Someone once said..” You have to spend money to make money”.
Warning: This message will hurt a lowballers feelings but may may help you come to your senses.
There is a pretty good Return On Investment (ROI) when it comes to multi-family housing for investors today. The key is to easily calculate what the ROI is.
Most investors look for 8-15+% Return On Investment depending on the risk. Below, I will show you how to calculate a fair price and return.
If you find a property that has Net Operating Income (NOI) in keeping with those percentages above or more, BUY IT!
NOI means your profit after expenses.
Example:
A 3 Unit investment rental property is for sale for $150,000
The property has gross rents of $32,400 per year ($900 per unit with tenants pay electric, heat and cable) .
Average expenses owner pay year total $14,480
Taxes ($4000), Insurance ($1200), Water , Sewer, Trash ($1,200), 5% vacancy ($1,620), 10% repairs ($3,240), 10% property management fees ($3,240).

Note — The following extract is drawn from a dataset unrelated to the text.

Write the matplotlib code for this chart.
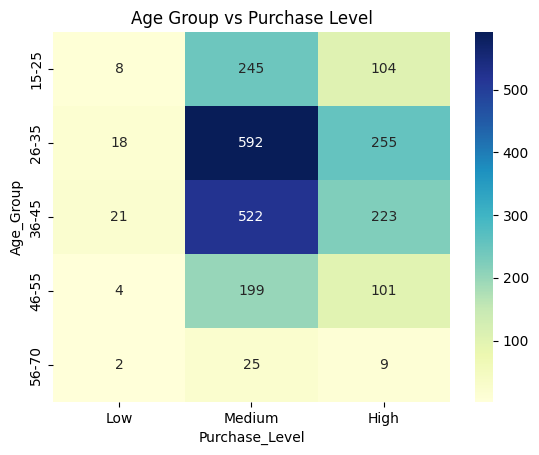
import numpy as np
import pandas as pd
import matplotlib
matplotlib.use('Agg')
import matplotlib.pyplot as plt
import seaborn as sns

age_groups = ['15-25', '26-35', '36-45', '46-55', '56-70']
levels = ['Low', 'Medium', 'High']
low = [8, 18, 21, 4, 2]
medium = [245, 592, 522, 199, 25]
high = [104, 255, 223, 101, 9]

table = pd.DataFrame({'Low': low, 'Medium': medium, 'High': high}, index=age_groups)[levels]
table.index.name = 'Age_Group'
table.columns.name = 'Purchase_Level'

fig = plt.figure(figsize=(5.39, 4.55), dpi=100)
# axes placed by hand to match the reference pixels
ax = fig.add_axes([53/539, 53/455, 397/539, 370/455])
cax = fig.add_axes([475/539, 53/455, 18/539, 370/455])

sns.heatmap(table, annot=True, fmt='d', cmap='YlGnBu', ax=ax, cbar_ax=cax)
ax.set_title('Age Group vs Purchase Level')

fig.savefig('out.png', dpi=100)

The Net Operating Income is $32,400-$14,480= $17,920 NOI
So the property is listed for $150,00 The NOI is $17,920 and the ROI if you paid full price, is a not bad 12%
NOI\ROI= Purchase Price. $17,920 NOI\12% ROI=$149,300 . So…paying full price for this property would be the wisest thing to do if you really want to land it in your portfolio and earn a not too shabby 12% ROI.

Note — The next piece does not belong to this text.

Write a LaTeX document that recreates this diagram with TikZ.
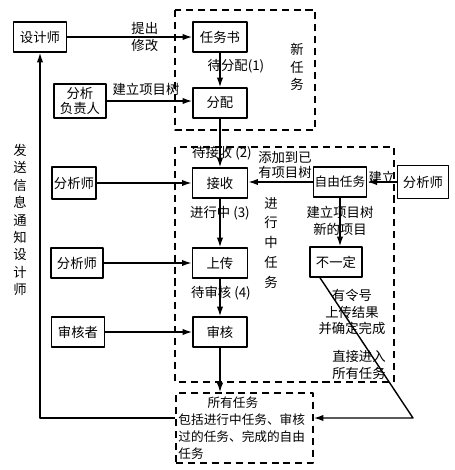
\documentclass[tikz,border=0pt]{standalone}
\usepackage{fontspec}
\newfontfamily\cjk{Noto Sans CJK SC}
\usetikzlibrary{arrows.meta}
\begin{document}
\begin{tikzpicture}[x=0.025cm,y=-0.025cm,>={Latex[length=2.4mm,width=1.6mm]},
		font=\cjk\fontsize{9.5}{11}\selectfont, line join=round,
		box/.style={draw,line width=1.1pt,inner sep=1pt,minimum height=0.75cm},
		area/.style={draw,line width=1pt,dash pattern=on 5pt off 3.5pt},
		link/.style={->,line width=1pt},
		vtext/.style={align=center,font=\cjk\fontsize{9.5}{#1pt}\selectfont}]
	\useasboundingbox (0,0) rectangle (455,470);
	% dashed groups
	\draw[area] (175,10) rectangle (315,130);
	\draw[area] (175,147) rectangle (394,382);
	\node[vtext=12.4] (newLbl) at (297,67) {新\\任\\务};
	\node[vtext=14.2] (runLbl) at (271,243) {进\\行\\中\\任\\务};
	\node[vtext=12.4] (sendLbl) at (20,220) {发\\送\\信\\息\\通\\知\\设\\计\\师};
	% boxes
	\node[box,minimum width=1.33cm] (designer) at (40,37) {设计师};
	\node[box,minimum width=1.35cm] (taskbook) at (220,37) {任务书};
	\node[box,minimum width=1.35cm] (assign) at (220,103) {分配};
	\node[box,minimum width=1.3cm,minimum height=0.85cm,vtext=10.5] (leader) at (80,101) {分析\\负责人};
	\node[box,minimum width=1.38cm] (receive) at (220,183) {接收};
	\node[box,minimum width=1.1cm,minimum height=0.8cm] (analystA) at (74,183) {分析师};
	\node[box,minimum width=1.38cm] (upload) at (220,263) {上传};
	\node[box,minimum width=1.3cm] (analystB) at (77,263) {分析师};
	\node[box,minimum width=1.35cm] (review) at (220,332) {审核};
	\node[box,minimum width=1.33cm] (reviewer) at (78,332) {审核者};
	\node[box,minimum width=1.3cm,font=\cjk\fontsize{9}{11}\selectfont] (free) at (340,182) {自由任务};
	\node[box,minimum width=1.3cm] (unsure) at (336,262) {不一定};
	\node[box,minimum width=1.28cm,minimum height=0.83cm] (analystC) at (423,182) {分析师};
	\node[area,minimum width=3.43cm,minimum height=1.75cm,inner sep=1pt,text width=3.3cm,align=left,
		font=\cjk\fontsize{9}{12}\selectfont] (all) at (244.5,428)
		{\hspace*{2.3em}所有任务\\包括进行中任务、审核\\过的任务、完成的自由\\任务};
	% left column
	\draw[link] (designer) -- node[pos=0.62,align=center,font=\cjk\fontsize{9.5}{12.5}\selectfont] (proposeLbl) {提出\\修改} (taskbook);
	\draw[link] (taskbook) -- (assign);
	\node (waitOne) at (236,66) {待分配(1)};
	\draw[link] (leader.east) -- (leader.east -| assign.west);
	\node (buildLbl) at (146,89) {建立项目树};
	\draw[link] (assign) -- (receive);
	\node (waitTwo) at (222,153) {待接收 (2)};
	\draw[link] (analystA.east) -- (analystA.east -| receive.west);
	\draw[link] (receive) -- (upload);
	\node (runThree) at (220,213) {进行中 (3)};
	\draw[link] (analystB.east) -- (analystB.east -| upload.west);
	\draw[link] (upload) -- (review);
	\node (waitFour) at (221,293) {待审核 (4)};
	\draw[link] (reviewer.east) -- (reviewer.east -| review.west);
	\draw[link] (review.south) -- (review.south |- all.north);
	\draw[link] ([yshift=0.25cm]all.west) -| (designer.south);
	% right column
	\draw[link] (analystC) -- (free);
	\node (setLbl) at (382,177) {建立};
	\draw[link] (free.west) -- (free.west -| receive.east);
	\node[align=center,font=\cjk\fontsize{9.5}{11}\selectfont] (addLbl) at (285,165) {添加到已\\有项目树};
	\draw[link] (free.south) -- (free.south |- unsure.north);
	\node[align=center,font=\cjk\fontsize{9.5}{12}\selectfont] (newItemLbl) at (340,221) {建立项目树\\新的项目};
	\coordinate (bend) at (413,418);
	\draw[link] ([xshift=-0.4cm]unsure.south) -- (bend) -- (bend -| all.east);
	\node[align=center,font=\cjk\fontsize{9.5}{11.5}\selectfont] (doneLbl) at (352,312) {有令号\\上传结果\\并确定完成};
	\node[align=center,font=\cjk\fontsize{9.5}{12}\selectfont] (directLbl) at (359,365) {直接进入\\所有任务};
\end{tikzpicture}
\end{document}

What befuddles me is some investors refuse to pay full price and someone else gets the opportunity for some good income. The urge to lowball is in some investors blood and lowballers fail to use their mathematical side of their brains. I have seen some foolish offers that sellers obviously refused for a fair price.
Believe it or not, sometimes a fair price may be the asking price. By using my calculations, you can tell if a seller is offering you very little ROI or a good ROI and Purchase Price.
What is a low ball offer in my opinion?
The property above exampled is yielding 12% ROI at a full price offer of $150,000. A “savvy investor” who really does not know math offers an insulting $115,000. A difference of $35,000.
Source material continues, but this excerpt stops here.